ANTH 3600

The Anthropology of Industrial Work

Worldwide, most adults and some children spend most of their lives working, usually in conditions not of their own choosing. As one result, studying people’s experiences at work is nearly the same thing as studying “the human condition” – which is the definition of anthropology, according to some first-year textbooks. This course is thus located within an effectively limitless field of study, but is narrowed down to one overarching goal: to develop an historical-ethnographic understanding of how work came to dominate so much of our time, and to analyze the present-day and future implications of this. From the industrial revolution, to the Keynesian welfare state, to neoliberalism and “globalization”, we will trace the history of present-day capitalism from the perspectives of sweatshop workers, labour migrants, trade unionists, agricultural labourers, and others near the lower ends of their societies’ socioeconomic hierarchies.
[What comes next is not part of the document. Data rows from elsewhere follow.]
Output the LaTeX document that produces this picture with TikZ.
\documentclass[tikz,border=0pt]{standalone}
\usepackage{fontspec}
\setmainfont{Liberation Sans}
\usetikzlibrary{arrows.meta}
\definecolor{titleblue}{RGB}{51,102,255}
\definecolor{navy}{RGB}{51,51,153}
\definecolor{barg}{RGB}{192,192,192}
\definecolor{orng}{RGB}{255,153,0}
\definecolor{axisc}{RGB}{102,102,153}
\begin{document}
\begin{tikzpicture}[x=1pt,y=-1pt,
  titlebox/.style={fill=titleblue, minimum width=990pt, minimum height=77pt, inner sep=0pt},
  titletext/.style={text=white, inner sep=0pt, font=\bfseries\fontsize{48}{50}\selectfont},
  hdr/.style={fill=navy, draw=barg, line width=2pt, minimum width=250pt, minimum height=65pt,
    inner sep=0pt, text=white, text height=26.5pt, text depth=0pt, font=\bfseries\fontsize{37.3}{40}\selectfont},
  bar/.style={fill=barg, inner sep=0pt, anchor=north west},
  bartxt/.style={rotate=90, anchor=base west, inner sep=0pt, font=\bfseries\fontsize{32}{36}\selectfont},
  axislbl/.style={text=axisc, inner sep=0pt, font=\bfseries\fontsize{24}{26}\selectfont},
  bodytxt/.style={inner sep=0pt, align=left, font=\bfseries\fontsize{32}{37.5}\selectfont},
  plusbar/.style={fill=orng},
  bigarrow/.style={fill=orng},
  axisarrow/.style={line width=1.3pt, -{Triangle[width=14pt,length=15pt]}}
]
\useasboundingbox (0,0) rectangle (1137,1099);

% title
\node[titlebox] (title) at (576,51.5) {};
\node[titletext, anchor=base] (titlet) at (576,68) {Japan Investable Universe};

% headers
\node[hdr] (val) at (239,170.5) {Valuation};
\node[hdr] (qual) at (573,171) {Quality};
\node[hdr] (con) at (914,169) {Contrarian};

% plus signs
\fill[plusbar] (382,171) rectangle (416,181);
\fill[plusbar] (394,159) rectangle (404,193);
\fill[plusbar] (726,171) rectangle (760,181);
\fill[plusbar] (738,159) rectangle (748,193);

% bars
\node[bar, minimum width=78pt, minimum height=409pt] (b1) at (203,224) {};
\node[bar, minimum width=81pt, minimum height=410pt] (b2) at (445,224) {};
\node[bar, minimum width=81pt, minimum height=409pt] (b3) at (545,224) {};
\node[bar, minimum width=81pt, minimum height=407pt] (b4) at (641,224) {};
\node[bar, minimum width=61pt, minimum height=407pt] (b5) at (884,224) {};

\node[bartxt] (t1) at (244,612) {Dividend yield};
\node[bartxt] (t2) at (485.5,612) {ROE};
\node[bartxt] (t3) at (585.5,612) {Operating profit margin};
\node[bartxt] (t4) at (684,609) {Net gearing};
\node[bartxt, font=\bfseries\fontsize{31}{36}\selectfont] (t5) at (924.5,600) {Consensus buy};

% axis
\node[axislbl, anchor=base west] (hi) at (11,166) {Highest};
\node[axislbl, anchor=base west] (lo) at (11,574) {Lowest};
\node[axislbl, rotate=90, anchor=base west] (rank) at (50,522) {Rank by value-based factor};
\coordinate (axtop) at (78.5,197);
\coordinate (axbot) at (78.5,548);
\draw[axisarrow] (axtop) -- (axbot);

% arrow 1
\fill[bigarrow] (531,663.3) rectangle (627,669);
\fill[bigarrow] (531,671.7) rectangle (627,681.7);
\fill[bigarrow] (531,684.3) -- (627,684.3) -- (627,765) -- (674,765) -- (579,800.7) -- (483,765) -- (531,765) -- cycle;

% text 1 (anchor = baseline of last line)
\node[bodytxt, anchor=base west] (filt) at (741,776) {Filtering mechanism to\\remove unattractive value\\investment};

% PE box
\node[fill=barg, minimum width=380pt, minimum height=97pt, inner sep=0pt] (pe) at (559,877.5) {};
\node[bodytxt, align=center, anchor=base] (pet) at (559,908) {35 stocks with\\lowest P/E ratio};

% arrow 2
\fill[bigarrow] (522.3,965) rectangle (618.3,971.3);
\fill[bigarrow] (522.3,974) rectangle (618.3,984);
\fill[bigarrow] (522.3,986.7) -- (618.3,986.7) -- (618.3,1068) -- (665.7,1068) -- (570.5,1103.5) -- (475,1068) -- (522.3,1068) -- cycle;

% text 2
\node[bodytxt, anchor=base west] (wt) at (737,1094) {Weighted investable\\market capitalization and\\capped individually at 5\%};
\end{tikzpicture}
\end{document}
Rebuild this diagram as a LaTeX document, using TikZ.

Through ethnographic case studies including rural Bolivia, the Zambian Copperbelt, and the Canadian labour movement, we will explore how gender, ethnicity, location, and other markers of identity intersect to shape peoples’ options and prospects in a globalized capitalist economy.

Learning Goals

Students who successfully complete this course will be able to:

  • Analyze micro-level information through a critical macro-level perspective.
  • Use anthropological research methods to link  socioeconomic context to everyday life.
  • Synthesize data from original primary research and secondary scholarly sources into a coherent, relevant case study.
  • Knowledgeably reflect upon the origins and nature of some major global challenges confronting humanity today.